On this forty-first morning of my 50 days of waiting for Pentecost Sunday, the Holy Spirit reveals to me that verses 16 & 17 point to a crucial element of any offering that we dedicate to the Father -- it is to be accompanied by an inner disposition of gratitude, humility, brokenness, contrition, and generosity on our part. The above thought is echoed in Micah's famous message to Israel:

"With what shall I come before the Lord
and bow down before the exalted God?
Shall I come before Him with burnt offerings,
with calves a year old?
Will the Lord be pleased with thousands of rams,
with ten thousand rivers of oil?
Shall I offer my firstborn for my transgression,
the fruit of my body for the sin of my soul?
He has shown you, O mortal, what is good.
And what does the Lord require of you?
To act justly and to love mercy
and to walk humbly with your God."
Micah 6:6-8, NIV

In other words, sincere repentance requires genuine contrition. If you and I are serious about worshipping God, whatever we present to Him has to meet the above criteria. 

If giving money to God . . .
we are to do it with zero trace of ingratitude, pride, boastfulness, apathy, or stinginess.

If pledging our time to God . . .
we are to do so without grumbling and sans double standards.

If giving our toil, talent, or treasure to God . . .
we are to surrender them all to Him with a joyful and grateful heart.

In fact, the cross invites you and me to relinquish even our filth -- our devious deeds and heinous sins -- to the Father with the sacrificial heart described in these verses, effectively pointing to the Pauline charge which urges us to offer our "bodies as living sacrifices, holy and pleasing to God" (Rom 12:1).
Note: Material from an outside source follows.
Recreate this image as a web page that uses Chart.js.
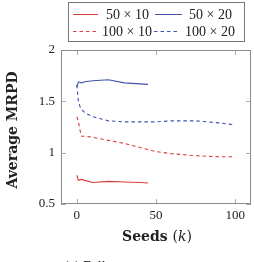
<!DOCTYPE html>
<html><head><meta charset="utf-8">
<script src="https://cdn.jsdelivr.net/npm/chart.js@4"></script>
<style>html,body{margin:0;padding:0;background:#fff;overflow:hidden}#c{display:block}</style>
</head><body>
<canvas id="c" width="254" height="262"></canvas>
<script>
const seeds50 = [0, 1, 3, 5, 10, 20, 30, 40, 45];
const mrpd50x10 = [0.78, 0.73, 0.74, 0.73, 0.71, 0.72, 0.715, 0.71, 0.705];
const mrpd50x20 = [1.64, 1.69, 1.68, 1.69, 1.70, 1.71, 1.68, 1.67, 1.665];
const seeds100 = [0, 1, 2, 3, 5, 10, 20, 30, 40, 50, 60, 75, 90, 100];
const mrpd100x10 = [1.35, 1.30, 1.22, 1.16, 1.16, 1.15, 1.12, 1.09, 1.05, 1.01, 0.99, 0.97, 0.96, 0.96];
const mrpd100x20 = [1.66, 1.50, 1.45, 1.42, 1.39, 1.35, 1.31, 1.30, 1.30, 1.30, 1.31, 1.31, 1.29, 1.27];
const xTicks = [0, 50, 100];
const yTicks = [0.5, 1, 1.5, 2];
const seriesLabels = ['50 × 10', '50 × 20', '100 × 10', '100 × 20'];
const xTitle = 'Seeds';
const xTitleVar = 'k';
const yTitle = 'Average MRPD';
const caption = '(a) Full';

const RED = 'rgb(218,62,58)';
const BLUE = 'rgb(62,84,170)';
const GRAY = '#8a8a8a';

const pts = (xs, ys) => xs.map((x, i) => ({x, y: ys[i]}));

const decor = {
  id: 'decor',
  afterDraw(chart) {
    const ctx = chart.ctx, a = chart.chartArea;
    const xs = chart.scales.x, ys = chart.scales.y;
    ctx.save();
    ctx.strokeStyle = '#aaa'; ctx.lineWidth = 1;
    ctx.beginPath();
    xTicks.forEach(v => {
      const p = Math.round(xs.getPixelForValue(v)) + 0.5;
      ctx.moveTo(p, a.bottom); ctx.lineTo(p, a.bottom - 5);
      ctx.moveTo(p, a.top); ctx.lineTo(p, a.top + 5);
    });
    yTicks.forEach(v => {
      const p = Math.round(ys.getPixelForValue(v)) + 0.5;
      ctx.moveTo(a.left, p); ctx.lineTo(a.left + 5, p);
      ctx.moveTo(a.right, p); ctx.lineTo(a.right - 5, p);
    });
    ctx.stroke();
    ctx.strokeStyle = GRAY; ctx.lineWidth = 1;
    ctx.strokeRect(Math.round(a.left) + 0.5, Math.round(a.top) + 0.5,
      Math.round(a.right - a.left) - 1, Math.round(a.bottom - a.top) - 1);
    ctx.strokeStyle = '#777';
    ctx.strokeRect(68.5, 2.5, 176, 39);
    const ents = [
      {x0: 73, x1: 98, tx: 106, y: 14, ds: 0},
      {x0: 155, x1: 182, tx: 189, y: 14, ds: 1},
      {x0: 73, x1: 97, tx: 102, y: 31, ds: 2},
      {x0: 154, x1: 180, tx: 185, y: 31, ds: 3}
    ];
    ctx.font = '14px "Liberation Serif"';
    ctx.textBaseline = 'middle'; ctx.textAlign = 'left';
    ents.forEach(e => {
      const d = chart.data.datasets[e.ds];
      ctx.strokeStyle = d.borderColor; ctx.lineWidth = 1;
      ctx.setLineDash(d.borderDash || []);
      ctx.beginPath(); ctx.moveTo(e.x0, e.y + 0.5); ctx.lineTo(e.x1, e.y + 0.5); ctx.stroke();
      ctx.setLineDash([]);
      ctx.fillStyle = '#222';
      ctx.fillText(d.label, e.tx, e.y + 1);
    });
    ctx.fillStyle = '#222';
    ctx.save();
    ctx.translate(13, 130);
    ctx.rotate(-Math.PI / 2);
    ctx.font = 'bold 14px "DejaVu Serif"';
    ctx.textAlign = 'center'; ctx.textBaseline = 'middle';
    ctx.fillText(yTitle, 0, 0);
    ctx.restore();
    ctx.textBaseline = 'middle'; ctx.textAlign = 'left';
    const fb = 'bold 14px "DejaVu Serif"', fi = 'italic 14px "DejaVu Serif"', fn = '14px "DejaVu Serif"';
    const parts = [[xTitle + ' ', fb], ['(', fn], [xTitleVar, fi], [')', fn]];
    let tw = 0;
    parts.forEach(p => { ctx.font = p[1]; tw += ctx.measureText(p[0]).width; });
    let cx = 157 - tw / 2;
    parts.forEach(p => { ctx.font = p[1]; ctx.fillText(p[0], cx, 237); cx += ctx.measureText(p[0]).width; });
    ctx.font = '14px "Liberation Serif"';
    ctx.textBaseline = 'top';
    ctx.fillText(caption, 64, 260);
    ctx.restore();
  }
};

new Chart(document.getElementById('c'), {
  type: 'line',
  data: {
    datasets: [
      {label: seriesLabels[0], data: pts(seeds50, mrpd50x10), borderColor: RED},
      {label: seriesLabels[1], data: pts(seeds50, mrpd50x20), borderColor: BLUE},
      {label: seriesLabels[2], data: pts(seeds100, mrpd100x10), borderColor: RED, borderDash: [3.5, 3]},
      {label: seriesLabels[3], data: pts(seeds100, mrpd100x20), borderColor: BLUE, borderDash: [3.5, 3]}
    ]
  },
  options: {
    responsive: false, animation: false, devicePixelRatio: 1,
    layout: {padding: {left: 0, right: 3, top: 50, bottom: 0}},
    elements: {point: {radius: 0}, line: {borderWidth: 1.1, tension: 0, fill: false}},
    plugins: {legend: {display: false}, tooltip: {enabled: false}},
    scales: {
      x: {
        type: 'linear', min: -10, max: 110,
        afterBuildTicks: s => { s.ticks = xTicks.map(v => ({value: v})); },
        afterFit: s => { s.height = 58; },
        grid: {display: false, drawTicks: false}, border: {display: false},
        ticks: {padding: 4, color: '#222', font: {family: '"Liberation Serif"', size: 13}, maxRotation: 0,
          callback: v => String(v)}
      },
      y: {
        type: 'linear', min: 0.5, max: 2,
        afterBuildTicks: s => { s.ticks = yTicks.map(v => ({value: v})); },
        afterFit: s => { s.width = 61; },
        grid: {display: false, drawTicks: false}, border: {display: false},
        ticks: {padding: 6, color: '#222', font: {family: '"Liberation Serif"', size: 13},
          callback: v => String(v)}
      }
    }
  },
  plugins: [decor]
});
</script>
</body></html>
 So, like David, we pray to You, Holy Father. Please receive our all. Accept our repentant hearts, brother and contrite. Take our prayers and praises, filthy rags though they be. Delight in our songs and sermons, unworthy and impure though we are in our own strength. And, assist us, O Holy Spirit, in worshipping the God-head with all that we are, all that we have, all that we hope to be, each and every second of every day. Grant that our worship, once begun, never ever cease!